Where a line holds the string "this", return that line.

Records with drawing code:
-.-.-

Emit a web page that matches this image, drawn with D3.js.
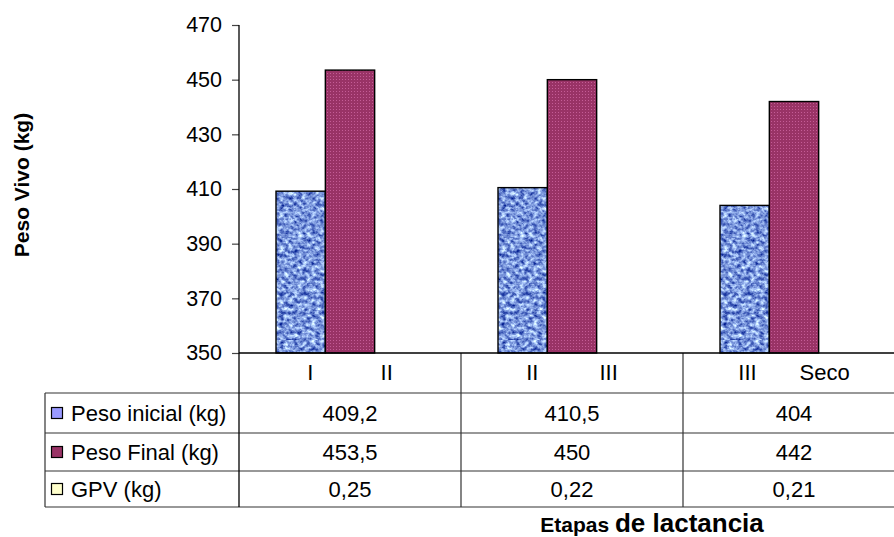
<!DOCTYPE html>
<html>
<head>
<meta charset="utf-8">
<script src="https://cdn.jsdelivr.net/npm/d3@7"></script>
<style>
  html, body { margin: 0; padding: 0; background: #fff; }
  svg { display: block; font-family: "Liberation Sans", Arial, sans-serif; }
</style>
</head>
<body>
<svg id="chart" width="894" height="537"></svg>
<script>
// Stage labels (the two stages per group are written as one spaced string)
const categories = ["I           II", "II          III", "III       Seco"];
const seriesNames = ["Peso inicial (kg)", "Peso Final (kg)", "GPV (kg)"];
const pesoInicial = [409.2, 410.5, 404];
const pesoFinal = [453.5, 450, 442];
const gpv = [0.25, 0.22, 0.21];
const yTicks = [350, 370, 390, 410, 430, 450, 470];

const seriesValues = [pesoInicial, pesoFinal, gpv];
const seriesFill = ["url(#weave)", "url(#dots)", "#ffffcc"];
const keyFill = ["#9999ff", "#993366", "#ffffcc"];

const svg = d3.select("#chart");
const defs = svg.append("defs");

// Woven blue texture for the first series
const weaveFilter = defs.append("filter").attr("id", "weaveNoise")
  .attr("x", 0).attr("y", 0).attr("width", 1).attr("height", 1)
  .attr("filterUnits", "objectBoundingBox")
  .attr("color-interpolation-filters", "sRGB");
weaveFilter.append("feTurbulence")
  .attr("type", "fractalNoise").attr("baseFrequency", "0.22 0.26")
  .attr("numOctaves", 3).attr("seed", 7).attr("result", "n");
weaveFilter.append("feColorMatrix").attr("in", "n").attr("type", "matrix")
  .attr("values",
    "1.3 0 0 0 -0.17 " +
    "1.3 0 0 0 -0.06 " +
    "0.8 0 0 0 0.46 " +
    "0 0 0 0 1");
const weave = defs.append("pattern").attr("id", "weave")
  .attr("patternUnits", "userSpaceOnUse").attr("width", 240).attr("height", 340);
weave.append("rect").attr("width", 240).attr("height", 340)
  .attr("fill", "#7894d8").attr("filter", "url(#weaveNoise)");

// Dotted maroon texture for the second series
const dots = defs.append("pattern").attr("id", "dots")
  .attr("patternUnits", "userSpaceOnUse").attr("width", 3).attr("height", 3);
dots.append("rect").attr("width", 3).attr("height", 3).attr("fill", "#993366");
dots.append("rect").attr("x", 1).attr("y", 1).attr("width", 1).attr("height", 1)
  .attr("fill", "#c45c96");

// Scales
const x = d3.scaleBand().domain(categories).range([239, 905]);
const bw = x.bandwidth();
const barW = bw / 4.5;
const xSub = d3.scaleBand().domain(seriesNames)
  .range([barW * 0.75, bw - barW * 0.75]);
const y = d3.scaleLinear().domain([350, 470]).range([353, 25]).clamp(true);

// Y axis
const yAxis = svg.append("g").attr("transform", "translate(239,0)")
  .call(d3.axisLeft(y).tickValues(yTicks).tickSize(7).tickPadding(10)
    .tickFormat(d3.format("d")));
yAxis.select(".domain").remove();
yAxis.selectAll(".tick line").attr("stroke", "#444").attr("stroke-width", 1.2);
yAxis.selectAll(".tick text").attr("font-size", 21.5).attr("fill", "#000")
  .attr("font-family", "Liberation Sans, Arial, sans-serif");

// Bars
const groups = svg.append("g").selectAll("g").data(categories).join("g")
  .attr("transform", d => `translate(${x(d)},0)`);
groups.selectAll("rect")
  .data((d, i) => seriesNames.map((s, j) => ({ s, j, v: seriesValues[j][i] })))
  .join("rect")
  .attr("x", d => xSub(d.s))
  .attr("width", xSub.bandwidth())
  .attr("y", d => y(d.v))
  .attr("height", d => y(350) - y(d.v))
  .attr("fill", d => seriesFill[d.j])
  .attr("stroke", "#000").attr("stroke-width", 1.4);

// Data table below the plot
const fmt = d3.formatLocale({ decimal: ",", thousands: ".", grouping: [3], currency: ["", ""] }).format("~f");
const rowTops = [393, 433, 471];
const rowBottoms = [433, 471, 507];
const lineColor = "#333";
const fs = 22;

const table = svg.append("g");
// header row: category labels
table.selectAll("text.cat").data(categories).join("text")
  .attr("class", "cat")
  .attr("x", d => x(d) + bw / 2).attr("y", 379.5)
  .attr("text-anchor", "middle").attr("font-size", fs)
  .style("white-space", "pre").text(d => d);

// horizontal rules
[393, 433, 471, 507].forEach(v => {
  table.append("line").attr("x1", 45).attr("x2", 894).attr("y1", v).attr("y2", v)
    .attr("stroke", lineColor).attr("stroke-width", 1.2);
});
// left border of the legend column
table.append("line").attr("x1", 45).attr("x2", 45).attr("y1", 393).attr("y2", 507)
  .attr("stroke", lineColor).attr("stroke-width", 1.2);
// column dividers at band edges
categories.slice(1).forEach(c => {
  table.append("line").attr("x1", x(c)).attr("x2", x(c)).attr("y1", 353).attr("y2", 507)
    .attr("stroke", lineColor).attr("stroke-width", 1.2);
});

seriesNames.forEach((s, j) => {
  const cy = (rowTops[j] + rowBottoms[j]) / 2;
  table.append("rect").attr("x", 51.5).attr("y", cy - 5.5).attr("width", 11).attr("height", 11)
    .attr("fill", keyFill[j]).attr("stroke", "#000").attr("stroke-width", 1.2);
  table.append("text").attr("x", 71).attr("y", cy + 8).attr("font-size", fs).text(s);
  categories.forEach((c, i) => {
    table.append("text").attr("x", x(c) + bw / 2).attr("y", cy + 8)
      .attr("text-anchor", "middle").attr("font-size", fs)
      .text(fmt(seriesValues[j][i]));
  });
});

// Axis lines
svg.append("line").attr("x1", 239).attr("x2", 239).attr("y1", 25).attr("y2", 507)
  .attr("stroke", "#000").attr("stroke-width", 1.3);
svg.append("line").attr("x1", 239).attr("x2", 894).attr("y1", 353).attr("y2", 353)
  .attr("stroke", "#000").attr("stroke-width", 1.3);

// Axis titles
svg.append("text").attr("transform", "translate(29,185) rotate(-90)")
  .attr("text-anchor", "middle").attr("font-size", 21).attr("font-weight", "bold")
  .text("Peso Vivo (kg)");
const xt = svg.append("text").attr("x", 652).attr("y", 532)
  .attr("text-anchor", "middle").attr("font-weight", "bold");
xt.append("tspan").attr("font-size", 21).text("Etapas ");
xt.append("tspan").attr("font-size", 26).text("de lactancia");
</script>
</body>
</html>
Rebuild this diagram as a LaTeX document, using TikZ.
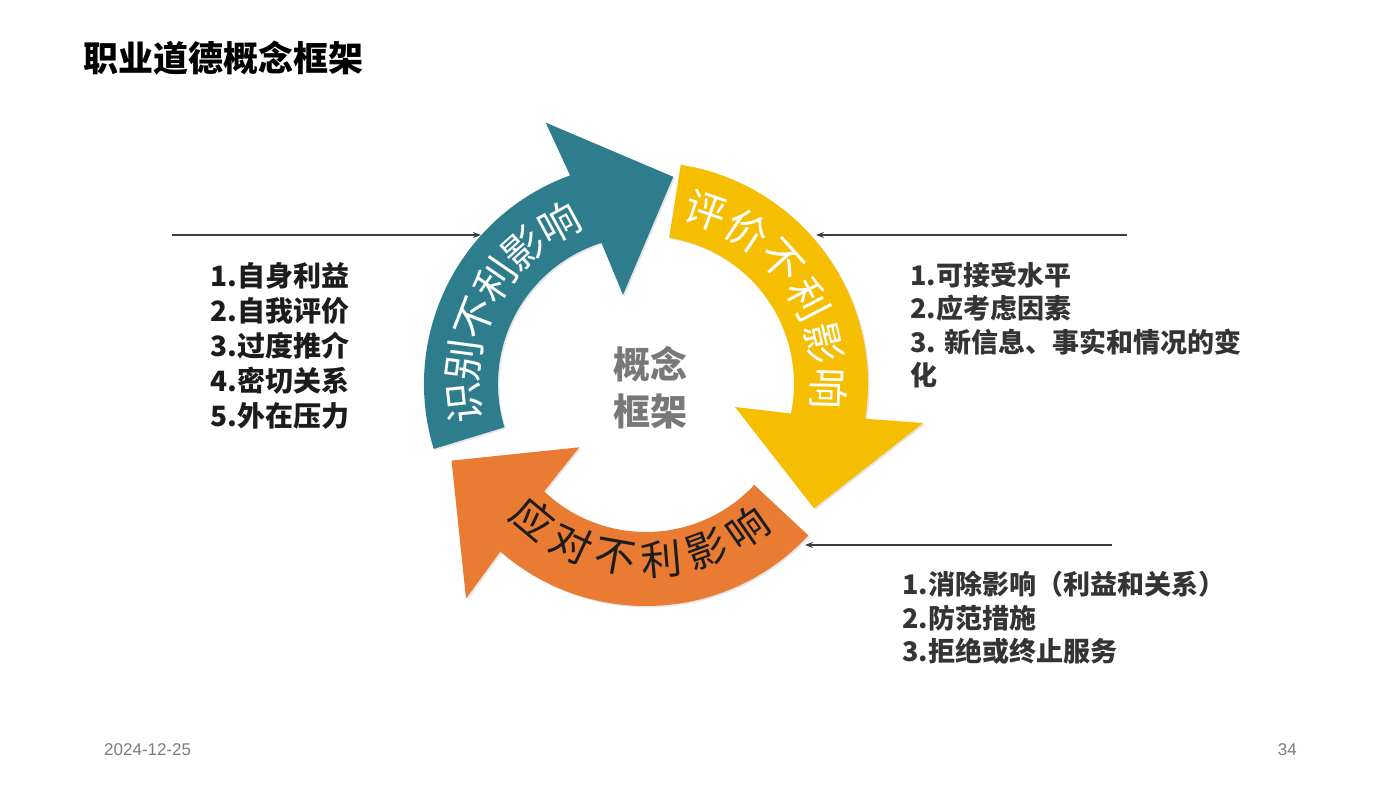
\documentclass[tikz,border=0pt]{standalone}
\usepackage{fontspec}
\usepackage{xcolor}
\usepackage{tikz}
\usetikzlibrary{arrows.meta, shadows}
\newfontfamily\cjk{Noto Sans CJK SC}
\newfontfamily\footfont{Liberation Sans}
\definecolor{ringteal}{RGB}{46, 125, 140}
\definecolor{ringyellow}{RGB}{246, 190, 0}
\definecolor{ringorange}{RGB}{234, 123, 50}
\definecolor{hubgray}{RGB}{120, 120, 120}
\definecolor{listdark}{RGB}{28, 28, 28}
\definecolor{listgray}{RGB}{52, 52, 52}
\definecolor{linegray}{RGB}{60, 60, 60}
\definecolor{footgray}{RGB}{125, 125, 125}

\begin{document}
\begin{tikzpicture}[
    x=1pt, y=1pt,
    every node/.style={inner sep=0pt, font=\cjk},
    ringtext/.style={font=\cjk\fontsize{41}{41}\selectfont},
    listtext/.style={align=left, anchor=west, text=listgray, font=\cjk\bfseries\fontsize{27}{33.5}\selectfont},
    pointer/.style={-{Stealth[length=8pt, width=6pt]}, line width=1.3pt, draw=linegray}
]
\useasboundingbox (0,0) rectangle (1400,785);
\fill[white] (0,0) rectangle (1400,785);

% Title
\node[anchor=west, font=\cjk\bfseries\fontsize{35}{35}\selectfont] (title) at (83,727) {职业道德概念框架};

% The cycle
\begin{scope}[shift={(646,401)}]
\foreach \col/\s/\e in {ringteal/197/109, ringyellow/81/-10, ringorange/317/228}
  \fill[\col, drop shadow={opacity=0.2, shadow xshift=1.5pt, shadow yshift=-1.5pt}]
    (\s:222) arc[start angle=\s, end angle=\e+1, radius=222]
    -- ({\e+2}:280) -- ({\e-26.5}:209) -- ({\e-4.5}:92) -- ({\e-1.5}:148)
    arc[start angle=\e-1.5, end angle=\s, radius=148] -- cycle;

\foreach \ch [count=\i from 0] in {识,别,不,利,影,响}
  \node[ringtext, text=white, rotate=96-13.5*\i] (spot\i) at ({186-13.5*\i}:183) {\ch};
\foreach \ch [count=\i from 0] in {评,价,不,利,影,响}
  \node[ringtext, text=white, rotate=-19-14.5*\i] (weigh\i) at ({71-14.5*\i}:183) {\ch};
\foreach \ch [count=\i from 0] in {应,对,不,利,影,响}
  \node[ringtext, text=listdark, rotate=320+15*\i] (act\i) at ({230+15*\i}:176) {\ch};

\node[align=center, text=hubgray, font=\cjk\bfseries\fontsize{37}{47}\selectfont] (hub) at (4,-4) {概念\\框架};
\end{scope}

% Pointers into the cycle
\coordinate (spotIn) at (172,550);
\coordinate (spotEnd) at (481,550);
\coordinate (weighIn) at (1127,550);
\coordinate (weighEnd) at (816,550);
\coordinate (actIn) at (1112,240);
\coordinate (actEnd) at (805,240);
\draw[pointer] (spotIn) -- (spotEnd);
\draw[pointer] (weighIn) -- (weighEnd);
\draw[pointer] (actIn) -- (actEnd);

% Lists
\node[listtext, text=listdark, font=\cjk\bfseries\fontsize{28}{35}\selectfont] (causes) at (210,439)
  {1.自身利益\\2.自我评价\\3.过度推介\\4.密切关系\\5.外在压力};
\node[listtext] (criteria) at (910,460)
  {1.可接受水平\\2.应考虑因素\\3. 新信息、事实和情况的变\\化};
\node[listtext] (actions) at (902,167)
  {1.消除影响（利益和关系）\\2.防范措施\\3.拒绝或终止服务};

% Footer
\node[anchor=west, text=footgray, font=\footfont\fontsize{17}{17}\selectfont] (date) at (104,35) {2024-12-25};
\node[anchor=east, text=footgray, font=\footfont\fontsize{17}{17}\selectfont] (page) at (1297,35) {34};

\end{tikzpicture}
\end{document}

-.-.-

## Solution to the problem
Emit a web page that matches this image, drawn with D3.js.
Rebuild this diagram as a LaTeX document, using TikZ.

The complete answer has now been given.